* Given problem
Restate the whole listing word for word. Pictures are left out.
────────
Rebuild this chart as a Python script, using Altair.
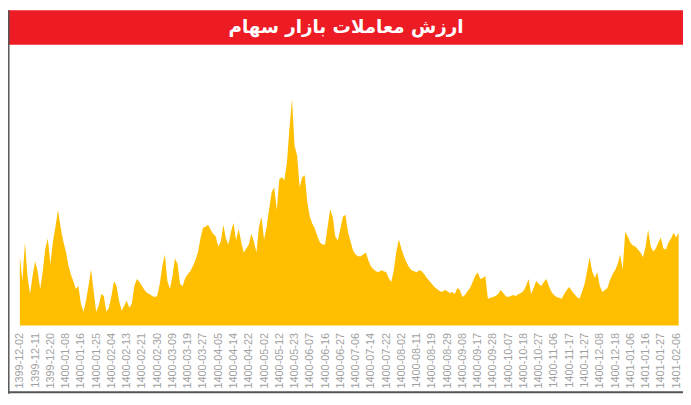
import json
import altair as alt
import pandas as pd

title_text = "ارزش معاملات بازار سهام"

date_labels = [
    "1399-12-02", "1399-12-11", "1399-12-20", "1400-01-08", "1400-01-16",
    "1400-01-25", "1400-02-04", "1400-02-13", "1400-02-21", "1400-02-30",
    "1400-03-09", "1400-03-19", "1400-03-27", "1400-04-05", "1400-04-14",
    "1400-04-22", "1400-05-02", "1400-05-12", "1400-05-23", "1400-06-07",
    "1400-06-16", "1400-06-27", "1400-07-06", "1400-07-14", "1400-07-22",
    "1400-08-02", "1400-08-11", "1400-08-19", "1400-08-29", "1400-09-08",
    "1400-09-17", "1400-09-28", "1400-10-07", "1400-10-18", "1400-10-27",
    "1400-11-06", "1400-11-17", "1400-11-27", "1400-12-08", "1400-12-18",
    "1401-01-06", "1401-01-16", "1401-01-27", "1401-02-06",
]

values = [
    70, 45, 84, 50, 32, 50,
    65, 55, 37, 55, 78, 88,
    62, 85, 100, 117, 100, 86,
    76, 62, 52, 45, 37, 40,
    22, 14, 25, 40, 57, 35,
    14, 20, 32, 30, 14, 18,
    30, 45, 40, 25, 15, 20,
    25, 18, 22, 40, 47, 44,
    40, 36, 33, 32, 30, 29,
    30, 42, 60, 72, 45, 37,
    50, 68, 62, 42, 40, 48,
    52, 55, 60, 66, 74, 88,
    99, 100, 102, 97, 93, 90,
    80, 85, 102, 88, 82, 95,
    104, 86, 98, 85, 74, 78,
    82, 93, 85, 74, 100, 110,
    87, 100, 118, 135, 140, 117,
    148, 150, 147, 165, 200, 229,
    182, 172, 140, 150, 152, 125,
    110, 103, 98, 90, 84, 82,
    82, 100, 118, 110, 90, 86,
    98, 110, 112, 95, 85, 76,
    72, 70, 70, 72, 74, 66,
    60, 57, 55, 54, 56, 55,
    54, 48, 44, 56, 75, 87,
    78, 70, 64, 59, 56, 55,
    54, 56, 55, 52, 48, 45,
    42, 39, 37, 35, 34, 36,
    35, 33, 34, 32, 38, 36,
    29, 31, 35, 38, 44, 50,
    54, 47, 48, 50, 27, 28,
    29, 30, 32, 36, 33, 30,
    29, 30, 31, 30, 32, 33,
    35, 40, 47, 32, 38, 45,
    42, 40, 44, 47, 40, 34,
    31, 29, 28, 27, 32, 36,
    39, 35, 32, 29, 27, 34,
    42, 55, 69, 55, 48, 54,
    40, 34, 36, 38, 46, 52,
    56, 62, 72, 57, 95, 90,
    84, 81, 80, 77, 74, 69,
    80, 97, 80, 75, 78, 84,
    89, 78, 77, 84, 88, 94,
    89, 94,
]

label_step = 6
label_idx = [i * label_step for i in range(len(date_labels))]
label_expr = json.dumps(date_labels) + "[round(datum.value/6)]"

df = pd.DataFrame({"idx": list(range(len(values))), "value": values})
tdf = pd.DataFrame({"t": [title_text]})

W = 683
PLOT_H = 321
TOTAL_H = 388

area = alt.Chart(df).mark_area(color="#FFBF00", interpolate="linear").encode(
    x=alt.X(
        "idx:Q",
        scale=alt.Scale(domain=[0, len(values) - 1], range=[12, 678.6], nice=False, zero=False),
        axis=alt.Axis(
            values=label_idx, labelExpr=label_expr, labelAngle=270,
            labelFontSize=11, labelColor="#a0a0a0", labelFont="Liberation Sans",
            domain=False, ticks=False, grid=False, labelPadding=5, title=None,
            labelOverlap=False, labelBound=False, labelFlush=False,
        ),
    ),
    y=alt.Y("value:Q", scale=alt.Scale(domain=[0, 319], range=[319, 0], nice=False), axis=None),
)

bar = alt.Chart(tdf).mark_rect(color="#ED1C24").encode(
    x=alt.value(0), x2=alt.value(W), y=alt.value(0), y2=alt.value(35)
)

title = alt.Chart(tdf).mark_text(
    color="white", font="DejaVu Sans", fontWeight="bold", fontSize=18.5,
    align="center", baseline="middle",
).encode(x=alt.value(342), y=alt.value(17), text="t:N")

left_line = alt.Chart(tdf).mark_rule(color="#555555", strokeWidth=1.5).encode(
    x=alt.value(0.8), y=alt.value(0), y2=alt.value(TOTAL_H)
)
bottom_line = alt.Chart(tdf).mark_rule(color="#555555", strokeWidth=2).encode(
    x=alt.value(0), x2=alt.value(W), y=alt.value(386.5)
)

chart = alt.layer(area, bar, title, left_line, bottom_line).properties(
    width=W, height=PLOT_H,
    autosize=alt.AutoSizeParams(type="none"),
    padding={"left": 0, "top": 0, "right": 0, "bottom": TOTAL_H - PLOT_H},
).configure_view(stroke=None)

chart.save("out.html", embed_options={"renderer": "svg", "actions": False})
────────
* Complete answer
Rebuild this chart as a Python script, using Altair.
import json
import altair as alt
import pandas as pd

title_text = "ارزش معاملات بازار سهام"

date_labels = [
    "1399-12-02", "1399-12-11", "1399-12-20", "1400-01-08", "1400-01-16",
    "1400-01-25", "1400-02-04", "1400-02-13", "1400-02-21", "1400-02-30",
    "1400-03-09", "1400-03-19", "1400-03-27", "1400-04-05", "1400-04-14",
    "1400-04-22", "1400-05-02", "1400-05-12", "1400-05-23", "1400-06-07",
    "1400-06-16", "1400-06-27", "1400-07-06", "1400-07-14", "1400-07-22",
    "1400-08-02", "1400-08-11", "1400-08-19", "1400-08-29", "1400-09-08",
    "1400-09-17", "1400-09-28", "1400-10-07", "1400-10-18", "1400-10-27",
    "1400-11-06", "1400-11-17", "1400-11-27", "1400-12-08", "1400-12-18",
    "1401-01-06", "1401-01-16", "1401-01-27", "1401-02-06",
]

values = [
    70, 45, 84, 50, 32, 50,
    65, 55, 37, 55, 78, 88,
    62, 85, 100, 117, 100, 86,
    76, 62, 52, 45, 37, 40,
    22, 14, 25, 40, 57, 35,
    14, 20, 32, 30, 14, 18,
    30, 45, 40, 25, 15, 20,
    25, 18, 22, 40, 47, 44,
    40, 36, 33, 32, 30, 29,
    30, 42, 60, 72, 45, 37,
    50, 68, 62, 42, 40, 48,
    52, 55, 60, 66, 74, 88,
    99, 100, 102, 97, 93, 90,
    80, 85, 102, 88, 82, 95,
    104, 86, 98, 85, 74, 78,
    82, 93, 85, 74, 100, 110,
    87, 100, 118, 135, 140, 117,
    148, 150, 147, 165, 200, 229,
    182, 172, 140, 150, 152, 125,
    110, 103, 98, 90, 84, 82,
    82, 100, 118, 110, 90, 86,
    98, 110, 112, 95, 85, 76,
    72, 70, 70, 72, 74, 66,
    60, 57, 55, 54, 56, 55,
    54, 48, 44, 56, 75, 87,
    78, 70, 64, 59, 56, 55,
    54, 56, 55, 52, 48, 45,
    42, 39, 37, 35, 34, 36,
    35, 33, 34, 32, 38, 36,
    29, 31, 35, 38, 44, 50,
    54, 47, 48, 50, 27, 28,
    29, 30, 32, 36, 33, 30,
    29, 30, 31, 30, 32, 33,
    35, 40, 47, 32, 38, 45,
    42, 40, 44, 47, 40, 34,
    31, 29, 28, 27, 32, 36,
    39, 35, 32, 29, 27, 34,
    42, 55, 69, 55, 48, 54,
    40, 34, 36, 38, 46, 52,
    56, 62, 72, 57, 95, 90,
    84, 81, 80, 77, 74, 69,
    80, 97, 80, 75, 78, 84,
    89, 78, 77, 84, 88, 94,
    89, 94,
]

label_step = 6
label_idx = [i * label_step for i in range(len(date_labels))]
label_expr = json.dumps(date_labels) + "[round(datum.value/6)]"

df = pd.DataFrame({"idx": list(range(len(values))), "value": values})
tdf = pd.DataFrame({"t": [title_text]})

W = 683
PLOT_H = 321
TOTAL_H = 388

area = alt.Chart(df).mark_area(color="#FFBF00", interpolate="linear").encode(
    x=alt.X(
        "idx:Q",
        scale=alt.Scale(domain=[0, len(values) - 1], range=[12, 678.6], nice=False, zero=False),
        axis=alt.Axis(
            values=label_idx, labelExpr=label_expr, labelAngle=270,
            labelFontSize=11, labelColor="#a0a0a0", labelFont="Liberation Sans",
            domain=False, ticks=False, grid=False, labelPadding=5, title=None,
            labelOverlap=False, labelBound=False, labelFlush=False,
        ),
    ),
    y=alt.Y("value:Q", scale=alt.Scale(domain=[0, 319], range=[319, 0], nice=False), axis=None),
)

bar = alt.Chart(tdf).mark_rect(color="#ED1C24").encode(
    x=alt.value(0), x2=alt.value(W), y=alt.value(0), y2=alt.value(35)
)

title = alt.Chart(tdf).mark_text(
    color="white", font="DejaVu Sans", fontWeight="bold", fontSize=18.5,
    align="center", baseline="middle",
).encode(x=alt.value(342), y=alt.value(17), text="t:N")

left_line = alt.Chart(tdf).mark_rule(color="#555555", strokeWidth=1.5).encode(
    x=alt.value(0.8), y=alt.value(0), y2=alt.value(TOTAL_H)
)
bottom_line = alt.Chart(tdf).mark_rule(color="#555555", strokeWidth=2).encode(
    x=alt.value(0), x2=alt.value(W), y=alt.value(386.5)
)

chart = alt.layer(area, bar, title, left_line, bottom_line).properties(
    width=W, height=PLOT_H,
    autosize=alt.AutoSizeParams(type="none"),
    padding={"left": 0, "top": 0, "right": 0, "bottom": TOTAL_H - PLOT_H},
).configure_view(stroke=None)

chart.save("out.html", embed_options={"renderer": "svg", "actions": False})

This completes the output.